MIAMI — Almost 25 years have passed since a Category 5 hurricane struck south of Miami, and the city’s vulnerability to catastrophic storm damage has grown exponentially, according to a new insurance underwriters’ analysis.
At the time, Hurricane Andrew was the most expensive natural disaster in U.S. history, causing more than $26 billion of damage in Florida’s most populous areas, including $15.5 billion in insurance payouts. Stringent building code enforcement followed in Miami, but so did population growth, coastal development and climate change.
“Our concerns lie with the fact that even though we’ve made good changes, 25 years later you have a much larger population living in Florida, and people forget what can happen or they don’t know what could happen,” said Monica Ningen, chief property underwriter for the U.S. and Canada at Swiss Re.
U.S. government forecasters gave coastal residents more reasons Wednesday to worry and prepare for disaster: The National Oceanic and Atmospheric Administration’s updated hurricane season forecast predicts 14 to 19 named storms, with five to nine hurricanes. Two to five hurricanes are expected to be “major” with sustained winds of at least 111 mph.
Gerry Bell, lead seasonal hurricane forecaster at NOAA’s Climate Prediction Center, said wind patterns and warmer-than-average water temperatures that can fuel storm development are expected to persist throughout the tropical Atlantic Ocean and Caribbean Sea.
Six tropical storms have formed so far this year, including two that hit the U.S. A National Hurricane Center advisory said Tropical Storm Franklin became Hurricane Franklin on Wednesday afternoon as it approached Mexico’s central Gulf coast.
Swiss Re, a Switzerland-based reinsurance company, released an analysis Wednesday estimating the losses if a hurricane similar to Andrew’s size and strength hit Miami and its suburbs today.
On Aug. 24, 1992, Andrew blasted ashore about 20 miles southwest of Miami with winds topping 165 mph. The hurricane killed 15 people and indirectly caused the deaths of 25 more in Miami-Dade County alone, according to the National Hurricane Center.
Andrew destroyed 25,524 homes and damaged another 101,241; nearly all the mobile homes in its path were completely lost.
If a similar hurricane barreled down the same track today, Swiss Re estimates damage would range from $80 billion to $100 billion, including up to $60 billion in insured losses.
Should a similar hurricane target Miami directly, Swiss Re estimates unprecedented losses: $100 billion to $300 billion, including insured losses up to $180 billion.

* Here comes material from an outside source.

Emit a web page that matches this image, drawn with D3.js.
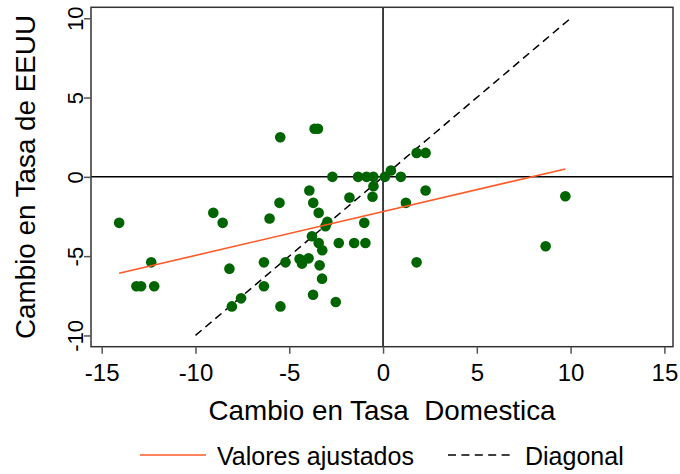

For all the extreme conditions Andrew produced, storm surge flooding from the compact hurricane was relatively minor in Florida. The abnormal rise of sea levels, driven ashore by storm winds, can be a hurricane’s most deadly hazard, but no one died because of Andrew’s storm surge — a fact the hurricane center considered “a fortunate aberration.”
According to hurricane center records, only $96 million in federal flood claims were reported after Andrew.
Rising sea levels caused by climate change is expected to exacerbate storm surge flooding. Even a moderate rise of 3.5 inches by the 2030s could increase storm-surge-related losses along South Florida’s coastline to roughly $11 billion, said Megan Linkin, a meteorologist and natural hazards expert at Swiss Re.
That’s particularly troubling because even a tropical storm can cause major coastal flooding.
For example, Sandy’s enormous size drove catastrophic storm surge onto the New Jersey and New York coastlines even though the storm weakened and lost its tropical characteristics before making landfall in October 2012. Causing more than $50 billion in losses, Sandy now ranks as the second most costly hurricane to hit the U.S., ahead of Andrew and surpassed by only Hurricane Katrina.
Swiss Re now estimates the combined residential values in three Miami-area counties are roughly $660 billion and commercial values are about $550 billion.
Insuring those properties can be expensive and difficult in Florida. Only 19 percent of the state’s homeowners have flood insurance. Many insurers stopped renewing homeowner policies after eight hurricanes hit the state in 2004 and 2005, forcing property owners into the state-managed insurance company created 10 years after Andrew, which lawmakers intended to act as Florida’s insurer of last resort.
That company, Citizens Property Insurance, now has more than 451,000 customers statewide who face rate increases that officials say are needed to cover rising costs associated with water damage claims not related to tropical storms or hurricanes.
Ningen advises homeowners and elected officials to focus on closing protection gaps by exploring new insurance products that can help cover losses, upgrading existing structures through the Insurance Institute for Business & Home Safety’s “Fortified Home” program, heeding new hurricane center advisories setting deadlines for completing storm preparedness and supporting infrastructure projects such as the installation of a $400 million system of stormwater pumps in Miami Beach.
“To us, resiliency does not mean waiting for the federal government to bail you out,” she said. “It’s what you can do, and local governments stepping in to do what they can do.”